Published on: 2023/07/25
The world has experienced record-breaking sea-surface temperatures (SST) in June. Particularly in the northeastern Atlantic ocean, temperatures have been rising steadily from May onwards to an unprecedented 1.36° C above average for June. The climate science community, ourselves included, heavily discussed this large-scale marine heatwave. Which processes are responsible for the record breaking temperatures in the North Atlantic? Can we expect consequences for weather over Europe?
A combination of oceanographic as well as atmospheric factors are the likely cause of the marine heatwave. In this case, a high pressure field above the Azores (the well-known ‘Azore High’) as well as over the sea west of Ireland led to a lot of heat absorption by the sea surface. The upper layer of the ocean quickly warmed due to the high solar radiation in this area, while simultaneously less mixing with deeper (and thus cooler) ocean layers occurred due to low near-surface wind speeds. Clearly also anthropogenic warming is important which drives a slow but steady warming of the ocean’s surface.
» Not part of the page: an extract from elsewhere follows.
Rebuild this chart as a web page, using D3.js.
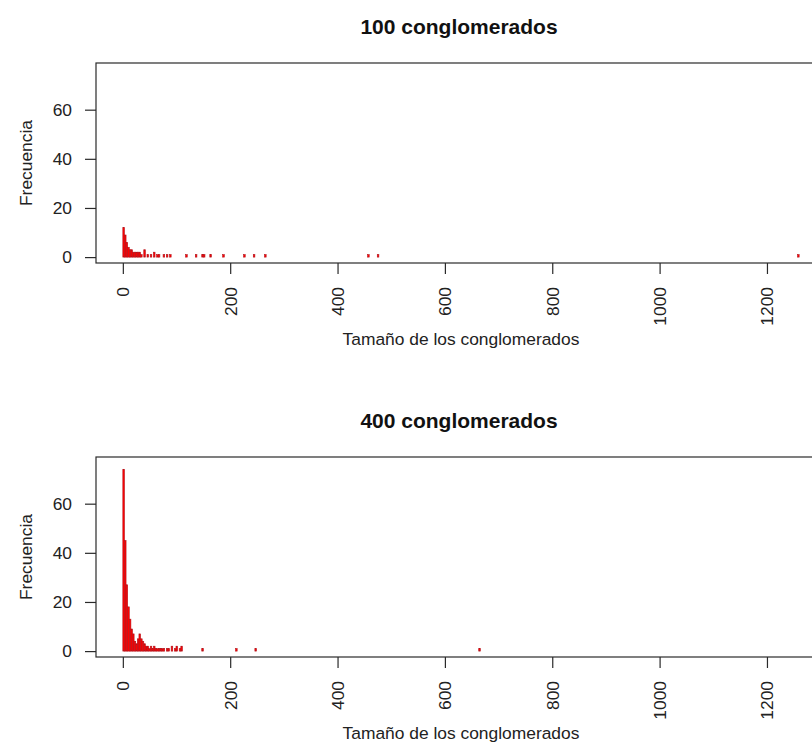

IPCC reports say that 90% of the excess heat in the climate system is absorbed by oceans already.
Under climate change, extended periods of higher ocean temperatures have doubled since 1982. Climate projections show a further increase in ocean marine heatwaves up to 50 times more frequent in 2100 compared to pre-industrial times if emissions continue to increase strongly (IPCC, 2019).
Image credit: C3S/ECWMF
Next to the impact of marine heatwaves on marine life, extreme weather can also cause serious impacts. Sea surface temperatures are the main driver of weather on the sub-seasonal to seasonal (S2S) timescales. Newest S2S studies show that also for Europe, global connections between SST and air temperature can be found (e.g. Van Straaten et al.,2022). Our data-driven S2S air temperature model for Europe systematically learns such long range teleconnections in a systematic manner.
In the figures below we can see that both for the Mediterranean area (Italy, Southern France and part of the Iberian Peninsula) and the UK (highlighted in green), a strong positive signal can be found between June SST from the Tropical Atlantic and Northern Atlantic respectively and air temperature in August over these areas. These SST regions line up very well with the regions where we have seen an ocean marine heatwave in June. We therefore expect an extension of the warm July temperatures in these areas into August.
Image credit: Beyond Weather
Image credit: Beyond Weather
The climate system is a delicate and intertwined system of many variables. Especially over Europe, we are seeing a faster increase in heatwave frequency than over the rest of the world, and climate models fail to capture this rapid increase (Rousi et al, 2022; Vautard et al, 2023). It looks like climate change is increasingly affecting the interplay between ocean flows and atmospheric circulations. Such dynamic changes might lead to more abrupt changes and hence surprises for society. Furthermore, we have only seen the initial build up of El Nino so far, and it is expected that El Nino will further strengthen over the coming year. This will lead to further warming of the global ocean.